Experts stress the importance of living within your means and avoiding money stress. That could mean resisting the urge to splurge on the latest iPhone or Instagrammable vacation hot-spot.
Stay positive
Never underestimate the power of a smile and a good attitude. Career experts stress that positive people, and those who appear happy, are going to attract business opportunities, promotions, and more.
People want to work with optimistic individuals who have a good attitude about what’s possible in the future. And when people want to work with you, that’s a big step toward wealth-building.
Take care of your health
Successful people often put in long hours, but they also know the value of taking care of their bodies. This means exercise, getting enough sleep, and eating a nutritious diet.
Taking care of physical health goes hand-in-hand with prioritizing time. The key to success is not just sitting in an office all day long. Successful individuals know how to devote ample time to advancing their careers and focusing on finances, as well as taking care of their needs.
Have clear goals
The financially savvy also tend to have clear and achievable goals. Is there a specific amount you want to save by the end of the year? Is there a small business milestone you’d like to achieve?
When goals are clear, it’s easier to take steps toward them because you know where you’re heading.
Seek money advice
Even (and perhaps, especially) millionaires need to consult experts about the right money moves to make sometimes.
There are plenty of budgeting and financial apps that can provide guidance in these areas, but successful people often seek help from outside experts as well.
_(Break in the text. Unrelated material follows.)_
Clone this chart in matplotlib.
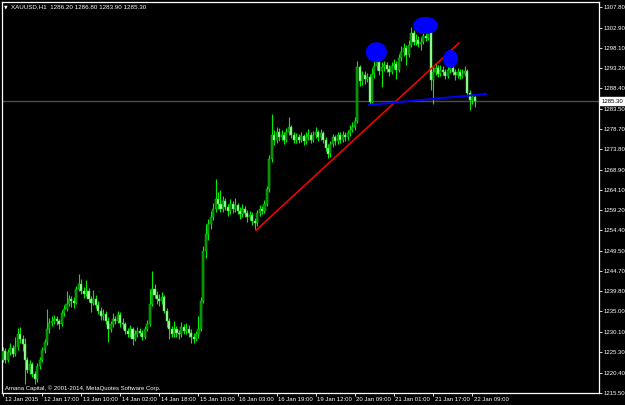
import matplotlib
matplotlib.use("Agg")
import matplotlib.pyplot as plt
import matplotlib.transforms as mtransforms
from matplotlib.patches import Ellipse
import numpy as np

# XAUUSD H1 bars, 12 Jan 2015 00:00 -> 22 Jan 2015
opens = [1223.5,1225.6,1223.4,1225.2,1226.3,1224.8,1226.4,1229.6,1228.3,1227.3,
         1223.3,1221.0,1222.4,1220.0,1218.9,1222.0,1223.5,1225.8,1227.6,1230.8,
         1232.3,1232.8,1233.3,1232.6,1232.1,1234.7,1235.7,1236.9,1238.0,1237.6,
         1237.1,1240.4,1241.6,1240.0,1239.2,1240.0,1238.0,1237.1,1238.0,1236.6,
         1235.2,1233.8,1234.5,1232.8,1230.9,1231.9,1233.3,1232.8,1234.2,1232.3,
         1231.9,1230.4,1229.5,1230.9,1228.5,1229.7,1230.4,1229.9,1229.0,1230.9,
         1232.1,1236.9,1240.4,1239.0,1238.0,1237.6,1238.5,1235.2,1232.8,1230.9,
         1229.7,1230.9,1229.9,1229.5,1231.4,1230.4,1230.9,1229.9,1229.0,1228.5,
         1229.5,1230.9,1237.6,1249.5,1253.5,1255.9,1257.6,1259.5,1261.9,1260.7,
         1259.5,1261.4,1260.0,1259.0,1260.7,1259.5,1260.4,1259.0,1258.3,1259.5,
         1258.5,1257.6,1258.0,1256.6,1256.1,1258.5,1259.5,1259.0,1260.7,1264.2,
         1271.4,1277.3,1276.1,1278.0,1276.6,1277.3,1276.1,1277.8,1279.0,1277.3,
         1276.1,1276.6,1276.1,1276.9,1275.7,1276.6,1277.3,1276.1,1277.1,1277.8,
         1276.6,1277.6,1276.1,1274.2,1272.6,1275.0,1276.6,1275.7,1277.1,1276.1,
         1277.3,1276.6,1277.6,1278.5,1279.0,1280.5,1293.5,1290.0,1291.6,1290.5,
         1291.1,1285.1,1291.8,1293.6,1294.7,1292.4,1293.4,1294.0,1293.0,1292.3,
         1293.8,1294.2,1292.8,1295.7,1297.1,1298.0,1296.4,1298.8,1301.5,1299.5,
         1300.0,1299.0,1299.5,1300.9,1300.4,1302.2,1290.4,1292.3,1293.3,1291.9,
         1292.8,1292.3,1291.4,1292.8,1293.3,1292.3,1291.6,1292.3,1291.4,1291.9,
         1292.5,1287.2,1285.5,1286.2]
highs = [1226.4,1226.2,1226.0,1227.4,1226.9,1228.8,1231.0,1231.2,1229.4,1228.6,
         1224.0,1223.3,1223.0,1220.8,1222.6,1224.2,1226.5,1228.4,1235.6,1233.5,
         1233.9,1234.2,1234.0,1233.2,1235.3,1236.6,1240.0,1239.0,1238.7,1238.4,
         1241.2,1244.0,1242.8,1240.9,1242.5,1240.6,1238.8,1240.2,1238.9,1237.4,
         1236.1,1235.6,1235.2,1233.6,1232.8,1234.6,1234.0,1235.0,1234.8,1233.5,
         1232.4,1231.1,1231.8,1231.4,1230.6,1231.3,1231.0,1230.5,1231.6,1233.0,
         1240.3,1244.7,1241.5,1240.0,1239.2,1239.6,1239.0,1235.8,1233.4,1231.6,
         1232.8,1231.5,1230.6,1232.5,1232.0,1232.2,1231.8,1230.7,1229.8,1230.4,
         1233.8,1238.4,1250.6,1255.8,1257.2,1259.0,1261.0,1266.6,1263.5,1264.0,
         1262.6,1262.1,1260.8,1261.9,1261.4,1262.2,1261.0,1259.9,1260.8,1260.2,
         1259.3,1259.1,1258.7,1257.4,1259.2,1260.4,1260.3,1261.6,1265.0,1272.3,
         1282.1,1278.5,1279.0,1278.8,1278.4,1277.9,1278.9,1281.6,1279.6,1278.0,
         1277.7,1277.5,1278.0,1277.4,1277.8,1278.6,1277.9,1278.1,1279.2,1278.4,
         1278.6,1278.1,1276.6,1275.0,1275.8,1277.4,1277.3,1278.0,1277.8,1278.2,
         1278.0,1278.5,1279.5,1280.4,1281.5,1294.8,1294.0,1292.5,1292.4,1292.0,
         1291.7,1293.2,1297.6,1295.6,1295.5,1294.6,1295.0,1294.7,1293.9,1294.7,
         1295.4,1294.9,1296.6,1298.4,1299.2,1298.7,1299.9,1303.0,1302.2,1301.3,
         1300.8,1300.6,1302.0,1303.5,1304.9,1302.8,1293.5,1294.3,1294.0,1293.9,
         1293.6,1293.0,1293.8,1294.5,1294.6,1293.0,1293.2,1292.9,1292.9,1293.6,
         1293.0,1287.9,1287.0,1286.8]
lows = [1222.8,1222.6,1222.9,1224.6,1224.0,1224.3,1225.9,1227.5,1225.6,1217.6,
        1220.2,1220.0,1219.4,1217.6,1218.2,1221.3,1222.8,1225.0,1227.0,1229.8,
        1231.5,1232.0,1231.8,1230.9,1231.6,1234.0,1235.2,1236.3,1236.0,1235.8,
        1236.8,1239.8,1239.2,1238.3,1238.6,1237.2,1234.9,1236.5,1235.8,1234.5,
        1233.0,1232.9,1232.0,1227.6,1230.2,1231.2,1232.0,1232.3,1231.4,1230.7,
        1229.6,1228.8,1228.9,1227.0,1227.9,1229.0,1229.1,1228.2,1228.5,1230.4,
        1231.6,1236.3,1238.1,1236.9,1236.4,1236.8,1234.6,1231.4,1228.5,1228.8,
        1229.0,1229.0,1228.4,1228.9,1229.6,1229.7,1229.0,1227.5,1227.4,1227.9,
        1228.7,1230.3,1237.0,1247.8,1252.0,1254.8,1256.9,1258.7,1259.6,1258.8,
        1258.9,1259.2,1257.8,1258.4,1258.6,1258.9,1258.2,1257.0,1257.7,1257.6,
        1256.5,1256.8,1255.6,1254.8,1255.5,1257.9,1258.2,1258.5,1260.1,1263.6,
        1270.8,1274.9,1275.4,1275.7,1275.9,1275.0,1275.6,1277.2,1276.4,1275.2,
        1275.4,1275.2,1275.5,1274.8,1275.0,1276.0,1275.3,1275.6,1276.5,1275.8,
        1276.0,1275.3,1273.4,1271.8,1272.0,1274.4,1274.8,1275.1,1275.4,1275.5,
        1275.8,1276.0,1276.9,1277.8,1278.4,1280.0,1289.0,1289.2,1289.5,1289.8,
        1284.6,1284.8,1290.9,1292.8,1291.5,1288.7,1292.6,1292.2,1291.2,1291.8,
        1292.9,1290.5,1292.2,1295.0,1296.2,1294.0,1295.9,1298.2,1298.6,1298.7,
        1298.2,1297.5,1298.9,1299.6,1299.8,1288.0,1284.6,1291.6,1291.0,1291.2,
        1291.5,1290.5,1290.8,1292.0,1291.5,1290.4,1290.9,1290.6,1290.9,1291.2,
        1286.6,1283.1,1284.6,1283.9]
closes = [1225.6,1223.4,1225.2,1226.3,1224.8,1226.4,1229.6,1228.3,1227.3,1223.3,
          1221.0,1222.4,1220.0,1218.9,1222.0,1223.5,1225.8,1227.6,1230.8,1232.3,
          1232.8,1233.3,1232.6,1232.1,1234.7,1235.7,1236.9,1238.0,1237.6,1237.1,
          1240.4,1241.6,1240.0,1239.2,1240.0,1238.0,1237.1,1238.0,1236.6,1235.2,
          1233.8,1234.5,1232.8,1230.9,1231.9,1233.3,1232.8,1234.2,1232.3,1231.9,
          1230.4,1229.5,1230.9,1228.5,1229.7,1230.4,1229.9,1229.0,1230.9,1232.1,
          1236.9,1240.4,1239.0,1238.0,1237.6,1238.5,1235.2,1232.8,1230.9,1229.7,
          1230.9,1229.9,1229.5,1231.4,1230.4,1230.9,1229.9,1229.0,1228.5,1229.5,
          1230.9,1237.6,1249.5,1253.5,1255.9,1257.6,1259.5,1261.9,1260.7,1259.5,
          1261.4,1260.0,1259.0,1260.7,1259.5,1260.4,1259.0,1258.3,1259.5,1258.5,
          1257.6,1258.0,1256.6,1256.1,1258.5,1259.5,1259.0,1260.7,1264.2,1271.4,
          1277.3,1276.1,1278.0,1276.6,1277.3,1276.1,1277.8,1279.0,1277.3,1276.1,
          1276.6,1276.1,1276.9,1275.7,1276.6,1277.3,1276.1,1277.1,1277.8,1276.6,
          1277.6,1276.1,1274.2,1272.6,1275.0,1276.6,1275.7,1277.1,1276.1,1277.3,
          1276.6,1277.6,1278.5,1279.0,1280.5,1293.5,1290.0,1291.6,1290.5,1291.1,
          1285.1,1291.8,1293.6,1294.7,1292.4,1293.4,1294.0,1293.0,1292.3,1293.8,
          1294.2,1292.8,1295.7,1297.1,1298.0,1296.4,1298.8,1301.5,1299.5,1300.0,
          1299.0,1299.5,1300.9,1300.4,1302.2,1290.4,1292.3,1293.3,1291.9,1292.8,
          1292.3,1291.4,1292.8,1293.3,1292.3,1291.6,1292.3,1291.4,1291.9,1292.5,
          1287.2,1285.5,1286.2,1285.3]

date_labels = ["12 Jan 2015", "12 Jan 17:00", "13 Jan 10:00", "14 Jan 02:00",
               "14 Jan 18:00", "15 Jan 10:00", "16 Jan 03:00", "16 Jan 19:00",
               "19 Jan 12:00", "20 Jan 09:00", "21 Jan 01:00", "21 Jan 17:00",
               "22 Jan 09:00"]
price_ticks = [1307.80, 1302.90, 1298.10, 1293.20, 1288.40, 1283.50, 1278.70,
               1273.80, 1268.90, 1264.10, 1259.20, 1254.40, 1249.50, 1244.70,
               1239.80, 1235.00, 1230.10, 1225.30, 1220.40, 1215.50]
last_price = 1285.30

# hand drawn objects (bar index, price)
red_line_x = [103.5, 186.6]
red_line_y = [1254.4, 1299.2]
blue_line_x = [149.8, 197.6]
blue_line_y = [1284.4, 1287.0]
blob_x = [152.8, 172.9, 183.1]
blob_y = [1297.0, 1303.4, 1295.4]
blob_w = [8.6, 10.2, 6.1]
blob_h = [4.8, 4.1, 4.3]

fam = ['Liberation Sans', 'DejaVu Sans']
fs = 4.3

fig = plt.figure(figsize=(6.25, 4.05), dpi=100, facecolor='black')
ax = fig.add_axes([2/625, 12/405, 597/625, 391/405])
ax.set_facecolor('black')

x = np.arange(len(closes))
o = np.array(opens)
c = np.array(closes)
up = c >= o

# wicks
ax.vlines(x, lows, highs, color='#00f000', linewidth=0.8, zorder=2)
# bodies: bull dark, bear light (MT4 green on black)
body_h = np.where(np.abs(c - o) < 0.2, 0.2, c - o)
ax.bar(x[up], body_h[up], bottom=o[up], width=0.85, color='#0a800a',
       edgecolor='#00d800', linewidth=0.35, zorder=3)
ax.bar(x[~up], body_h[~up], bottom=o[~up], width=0.85, color='#b8fab8',
       edgecolor='#22e022', linewidth=0.35, zorder=3)

# current price line
ax.axhline(last_price, color='#484d59', linewidth=1.0, zorder=1)

# trend lines and marks
ax.plot(red_line_x, red_line_y, color='#ff0000', linewidth=1.1, zorder=5)
ax.plot(blue_line_x, blue_line_y, color='#0000ff', linewidth=1.4, zorder=5)
for bx, by, bw, bh in zip(blob_x, blob_y, blob_w, blob_h):
    ax.add_patch(Ellipse((bx, by), bw, bh, facecolor='#0000ff', edgecolor='none', zorder=6))

ax.set_xlim(-0.41, 243.9)
ax.set_ylim(1215.5, 1309.0)

for s in ax.spines.values():
    s.set_color('white')
    s.set_linewidth(0.9)

ax.yaxis.tick_right()
ax.set_yticks(price_ticks)
ax.set_yticklabels(['%.2f' % p for p in price_ticks], family=fam, fontsize=fs, color='white')
ax.tick_params(axis='y', direction='out', length=2, width=0.6, color='white', pad=1)

ax.set_xticks(np.arange(len(date_labels)) * 16)
ax.set_xticklabels(date_labels, family=fam, fontsize=fs, color='white')
ax.tick_params(axis='x', direction='out', length=2.5, width=0.6, color='white', pad=0.5)
shift = mtransforms.ScaledTranslation(1.5/100, 0, fig.dpi_scale_trans)
for lbl in ax.get_xticklabels():
    lbl.set_horizontalalignment('left')
    lbl.set_transform(lbl.get_transform() + shift)

# last price box on the price scale
trans = mtransforms.blended_transform_factory(ax.transAxes, ax.transData)
ax.text(1.0045, last_price, '%.2f' % last_price, transform=trans, ha='left', va='center',
        family=fam, fontsize=fs, color='black', clip_on=False, zorder=10,
        bbox=dict(boxstyle='square,pad=0.2', facecolor='white', edgecolor='white'))

# header and copyright
fig.text(4/625, 1 - 7/405, '\u25bc', family=['DejaVu Sans'], fontsize=3.4, color='white', va='center')
fig.text(11/625, 1 - 7/405, 'XAUUSD,H1  1286.20 1286.80 1283.90 1285.30',
         family=fam, fontsize=4.5, color='white', va='center')
ax.text(3/597, 5/391, 'Amana Capital, \u00a9 2001-2014, MetaQuotes Software Corp.',
        transform=ax.transAxes, family=fam, fontsize=4.3, color='white', va='center')

fig.savefig('out.png', dpi=100, facecolor='black')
A financial advisor can help you make investments, plan for long- and short-term money goals, and more. Just make sure you know about all their costs and fees upfront.
Bottom line
Making big financial changes can be a major challenge, especially if you’re planning to put a significant portion of your monthly earnings into an investment or savings account for the first time.
However, experts agree that these and other smart money moves can lead to big rewards in the long run.
Also, keep in mind that you don’t need to pack your emergency fund with $20,000 today. Many of these millionaire-maker habits can be adopted over time using small steps.